李卓博士后:RL-based Trajectory Planning for Efficient Exploration of Spatio-Temporal Fields
Academy of Mathematics and Systems Science, CAS Colloquia & Seminars
Speaker:
李卓博士后,北京理工大学
Inviter:
Title:
RL-based Trajectory Planning for Efficient Exploration of Spatio-Temporal Fields
Time & Venue:
2022.11.08 20:30-21:00 腾讯会议:470-224-494
Abstract:
This talk concerns trajectory planning problems of an autonomous vehicle for field exploration, where the vehicle needs to accumulate sufficient information on a spatio-temporal field and to reach a desired position as fast as possible.
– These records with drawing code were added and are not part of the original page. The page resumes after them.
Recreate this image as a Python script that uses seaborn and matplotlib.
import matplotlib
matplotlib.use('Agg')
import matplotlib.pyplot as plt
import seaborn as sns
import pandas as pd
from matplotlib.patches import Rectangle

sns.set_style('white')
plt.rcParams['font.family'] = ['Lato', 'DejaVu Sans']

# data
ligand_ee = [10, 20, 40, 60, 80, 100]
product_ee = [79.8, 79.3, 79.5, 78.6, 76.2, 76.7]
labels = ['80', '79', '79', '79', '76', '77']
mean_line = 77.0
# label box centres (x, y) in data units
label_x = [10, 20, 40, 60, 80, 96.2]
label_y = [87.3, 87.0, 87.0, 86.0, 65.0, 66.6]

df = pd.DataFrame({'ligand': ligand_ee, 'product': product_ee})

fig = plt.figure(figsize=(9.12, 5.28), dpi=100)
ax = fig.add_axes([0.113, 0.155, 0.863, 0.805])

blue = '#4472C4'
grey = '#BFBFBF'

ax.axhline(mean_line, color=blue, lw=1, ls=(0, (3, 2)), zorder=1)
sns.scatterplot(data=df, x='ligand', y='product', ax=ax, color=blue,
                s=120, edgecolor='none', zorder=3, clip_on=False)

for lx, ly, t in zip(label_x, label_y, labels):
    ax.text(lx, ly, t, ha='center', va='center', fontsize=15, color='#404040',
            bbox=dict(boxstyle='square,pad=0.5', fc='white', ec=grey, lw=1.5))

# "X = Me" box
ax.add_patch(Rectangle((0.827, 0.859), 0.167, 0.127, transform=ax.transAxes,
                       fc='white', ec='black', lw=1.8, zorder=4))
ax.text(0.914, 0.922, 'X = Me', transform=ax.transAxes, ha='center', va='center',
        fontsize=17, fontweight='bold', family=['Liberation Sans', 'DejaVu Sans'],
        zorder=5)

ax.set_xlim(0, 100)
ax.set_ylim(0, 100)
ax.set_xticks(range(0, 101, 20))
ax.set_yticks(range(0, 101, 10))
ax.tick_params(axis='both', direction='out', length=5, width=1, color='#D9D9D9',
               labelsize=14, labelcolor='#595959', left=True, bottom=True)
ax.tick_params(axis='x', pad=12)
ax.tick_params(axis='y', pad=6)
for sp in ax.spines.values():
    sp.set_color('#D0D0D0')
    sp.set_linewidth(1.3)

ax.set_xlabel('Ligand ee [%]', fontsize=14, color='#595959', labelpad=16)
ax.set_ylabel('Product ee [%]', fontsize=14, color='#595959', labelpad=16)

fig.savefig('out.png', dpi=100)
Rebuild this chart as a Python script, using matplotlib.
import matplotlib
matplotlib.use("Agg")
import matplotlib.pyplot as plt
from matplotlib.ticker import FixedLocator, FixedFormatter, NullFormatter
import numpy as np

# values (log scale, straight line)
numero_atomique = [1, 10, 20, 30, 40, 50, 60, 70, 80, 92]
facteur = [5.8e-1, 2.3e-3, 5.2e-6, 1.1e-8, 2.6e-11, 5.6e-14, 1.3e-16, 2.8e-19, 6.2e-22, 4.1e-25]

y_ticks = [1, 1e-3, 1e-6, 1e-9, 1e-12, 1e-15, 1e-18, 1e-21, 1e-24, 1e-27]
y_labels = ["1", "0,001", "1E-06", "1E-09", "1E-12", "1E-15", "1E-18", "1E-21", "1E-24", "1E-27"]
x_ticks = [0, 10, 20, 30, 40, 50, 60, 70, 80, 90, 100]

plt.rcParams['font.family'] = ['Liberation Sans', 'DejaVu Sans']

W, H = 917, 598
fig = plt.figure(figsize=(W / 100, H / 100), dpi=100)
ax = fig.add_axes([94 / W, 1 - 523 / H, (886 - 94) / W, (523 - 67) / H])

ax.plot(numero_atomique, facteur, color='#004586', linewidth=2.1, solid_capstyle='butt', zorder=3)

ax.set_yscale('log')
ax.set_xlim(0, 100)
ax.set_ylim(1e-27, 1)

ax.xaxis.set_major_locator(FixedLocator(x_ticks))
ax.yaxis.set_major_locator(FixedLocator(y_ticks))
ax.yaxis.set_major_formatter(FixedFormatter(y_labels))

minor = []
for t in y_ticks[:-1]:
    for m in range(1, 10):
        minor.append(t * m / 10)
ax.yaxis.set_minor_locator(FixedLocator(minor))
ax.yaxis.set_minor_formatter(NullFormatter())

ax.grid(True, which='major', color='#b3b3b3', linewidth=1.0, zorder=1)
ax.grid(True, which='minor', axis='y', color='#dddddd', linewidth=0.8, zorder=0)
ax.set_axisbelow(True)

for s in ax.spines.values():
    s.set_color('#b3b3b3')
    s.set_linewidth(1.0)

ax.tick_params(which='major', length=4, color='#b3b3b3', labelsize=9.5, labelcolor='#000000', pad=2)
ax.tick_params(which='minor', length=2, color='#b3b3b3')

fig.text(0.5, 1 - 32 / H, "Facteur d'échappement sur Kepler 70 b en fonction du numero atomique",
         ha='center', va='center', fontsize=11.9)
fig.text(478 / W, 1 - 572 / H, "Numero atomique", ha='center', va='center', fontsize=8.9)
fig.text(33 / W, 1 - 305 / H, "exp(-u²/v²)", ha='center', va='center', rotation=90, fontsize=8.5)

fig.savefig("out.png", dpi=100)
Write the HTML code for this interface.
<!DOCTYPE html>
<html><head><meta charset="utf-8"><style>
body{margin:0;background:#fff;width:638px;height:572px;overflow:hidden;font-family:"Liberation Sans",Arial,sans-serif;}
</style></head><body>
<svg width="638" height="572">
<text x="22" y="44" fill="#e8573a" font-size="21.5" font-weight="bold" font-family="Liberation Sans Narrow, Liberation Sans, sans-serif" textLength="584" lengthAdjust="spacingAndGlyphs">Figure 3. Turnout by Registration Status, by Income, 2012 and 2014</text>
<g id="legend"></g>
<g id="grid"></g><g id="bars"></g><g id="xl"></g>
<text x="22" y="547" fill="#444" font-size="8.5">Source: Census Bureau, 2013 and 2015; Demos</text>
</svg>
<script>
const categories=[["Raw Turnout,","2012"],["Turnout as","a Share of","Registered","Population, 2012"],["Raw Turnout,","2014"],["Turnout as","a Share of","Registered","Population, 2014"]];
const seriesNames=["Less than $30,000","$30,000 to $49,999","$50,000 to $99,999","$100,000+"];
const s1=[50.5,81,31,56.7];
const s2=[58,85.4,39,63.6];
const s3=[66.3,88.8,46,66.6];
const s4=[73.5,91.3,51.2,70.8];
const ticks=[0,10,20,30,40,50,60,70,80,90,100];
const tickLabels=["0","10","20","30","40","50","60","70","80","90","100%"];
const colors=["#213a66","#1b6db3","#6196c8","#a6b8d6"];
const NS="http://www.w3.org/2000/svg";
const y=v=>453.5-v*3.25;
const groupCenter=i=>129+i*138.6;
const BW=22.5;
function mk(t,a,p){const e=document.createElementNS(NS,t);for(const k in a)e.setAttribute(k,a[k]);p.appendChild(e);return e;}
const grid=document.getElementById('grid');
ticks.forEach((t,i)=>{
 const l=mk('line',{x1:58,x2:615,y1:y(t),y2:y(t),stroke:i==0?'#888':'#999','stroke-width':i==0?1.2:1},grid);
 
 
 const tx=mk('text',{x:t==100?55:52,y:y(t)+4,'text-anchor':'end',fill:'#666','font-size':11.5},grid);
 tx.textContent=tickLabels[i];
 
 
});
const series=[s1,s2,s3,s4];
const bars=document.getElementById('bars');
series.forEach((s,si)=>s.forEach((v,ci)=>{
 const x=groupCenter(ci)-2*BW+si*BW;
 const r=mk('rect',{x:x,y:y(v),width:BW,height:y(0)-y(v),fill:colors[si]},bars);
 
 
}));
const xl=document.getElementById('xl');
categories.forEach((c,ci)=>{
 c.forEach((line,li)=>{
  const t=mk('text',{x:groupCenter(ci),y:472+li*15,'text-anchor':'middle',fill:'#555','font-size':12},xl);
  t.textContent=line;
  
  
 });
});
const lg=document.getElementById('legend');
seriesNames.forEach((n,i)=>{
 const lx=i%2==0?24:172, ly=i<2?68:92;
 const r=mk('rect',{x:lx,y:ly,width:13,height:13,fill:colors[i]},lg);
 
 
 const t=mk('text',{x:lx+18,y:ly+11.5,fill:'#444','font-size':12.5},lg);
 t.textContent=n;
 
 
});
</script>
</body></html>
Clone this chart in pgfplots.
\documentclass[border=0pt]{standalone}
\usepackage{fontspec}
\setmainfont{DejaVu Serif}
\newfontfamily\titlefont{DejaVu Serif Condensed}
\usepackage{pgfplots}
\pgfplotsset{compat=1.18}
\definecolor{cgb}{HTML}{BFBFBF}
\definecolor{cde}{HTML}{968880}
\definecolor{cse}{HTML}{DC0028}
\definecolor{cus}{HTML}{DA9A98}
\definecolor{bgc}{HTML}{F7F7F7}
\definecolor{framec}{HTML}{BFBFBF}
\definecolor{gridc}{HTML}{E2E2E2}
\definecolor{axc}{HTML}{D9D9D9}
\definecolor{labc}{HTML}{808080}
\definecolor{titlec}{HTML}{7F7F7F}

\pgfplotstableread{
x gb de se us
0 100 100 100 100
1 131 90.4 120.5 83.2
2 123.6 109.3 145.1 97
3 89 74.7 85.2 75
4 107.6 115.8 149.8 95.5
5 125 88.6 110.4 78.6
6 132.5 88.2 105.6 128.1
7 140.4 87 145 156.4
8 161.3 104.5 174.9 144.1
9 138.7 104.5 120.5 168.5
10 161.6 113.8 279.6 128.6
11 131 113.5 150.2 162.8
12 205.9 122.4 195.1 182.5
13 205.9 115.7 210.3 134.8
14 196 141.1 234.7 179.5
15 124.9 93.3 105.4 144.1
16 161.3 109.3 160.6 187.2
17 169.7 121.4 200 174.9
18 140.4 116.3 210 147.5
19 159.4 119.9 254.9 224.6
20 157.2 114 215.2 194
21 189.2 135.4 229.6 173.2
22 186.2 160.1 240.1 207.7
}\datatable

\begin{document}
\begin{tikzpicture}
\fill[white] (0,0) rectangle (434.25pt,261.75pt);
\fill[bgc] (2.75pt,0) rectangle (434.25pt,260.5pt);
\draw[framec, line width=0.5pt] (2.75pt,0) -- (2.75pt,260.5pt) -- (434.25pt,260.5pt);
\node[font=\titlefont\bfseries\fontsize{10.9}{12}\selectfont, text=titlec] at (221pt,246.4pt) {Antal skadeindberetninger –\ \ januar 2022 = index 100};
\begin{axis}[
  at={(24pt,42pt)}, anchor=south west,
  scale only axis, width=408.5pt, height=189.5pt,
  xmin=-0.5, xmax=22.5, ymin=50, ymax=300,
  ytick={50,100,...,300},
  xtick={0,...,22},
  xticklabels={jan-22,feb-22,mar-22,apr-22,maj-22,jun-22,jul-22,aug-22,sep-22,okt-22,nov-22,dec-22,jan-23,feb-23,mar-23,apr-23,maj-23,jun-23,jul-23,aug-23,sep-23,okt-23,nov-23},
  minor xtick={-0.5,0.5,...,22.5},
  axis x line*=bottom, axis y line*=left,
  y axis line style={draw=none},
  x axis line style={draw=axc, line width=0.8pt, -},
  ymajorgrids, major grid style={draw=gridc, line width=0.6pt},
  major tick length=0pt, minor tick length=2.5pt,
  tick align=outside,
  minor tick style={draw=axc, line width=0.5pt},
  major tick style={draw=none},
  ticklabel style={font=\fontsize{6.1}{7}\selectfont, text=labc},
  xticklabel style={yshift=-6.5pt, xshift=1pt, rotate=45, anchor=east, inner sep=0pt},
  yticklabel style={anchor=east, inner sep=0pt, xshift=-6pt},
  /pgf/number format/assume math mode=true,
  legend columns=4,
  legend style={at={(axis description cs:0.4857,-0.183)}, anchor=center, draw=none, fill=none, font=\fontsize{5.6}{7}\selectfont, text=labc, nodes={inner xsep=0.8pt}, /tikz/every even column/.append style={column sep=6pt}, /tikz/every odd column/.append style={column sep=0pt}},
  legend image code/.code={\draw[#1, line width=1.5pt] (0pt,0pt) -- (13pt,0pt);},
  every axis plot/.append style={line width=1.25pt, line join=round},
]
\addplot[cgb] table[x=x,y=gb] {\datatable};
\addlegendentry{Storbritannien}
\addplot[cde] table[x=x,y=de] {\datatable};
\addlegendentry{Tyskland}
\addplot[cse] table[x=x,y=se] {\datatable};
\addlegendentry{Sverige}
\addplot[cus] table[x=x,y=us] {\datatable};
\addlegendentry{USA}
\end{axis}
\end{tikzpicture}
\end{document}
Due to the functional constraint of cumulative information, general optimization algorithms cannot be directly applied. To solve it, this work proposes a reinforcement learning (RL)-based method and trains a continuous planning policy, which is independent of any priori knowledge of the field. We adopt observability constant as the information measure to express the constraint of sufficient information along the vehicle's trajectory, and prove existence of an optimal solution of the constrained minimum-time trajectory planning problem under mild conditions. This problem is remodeled by a Markov decision process (MDP). An auxiliary reward term is particularly designed in the reward function via field approximations, which improves the reward density and accelerates the learning process of an optimal policy. The MDP is solved by the soft actor-critic algorithm. Simulations validate the effectiveness of the proposed method.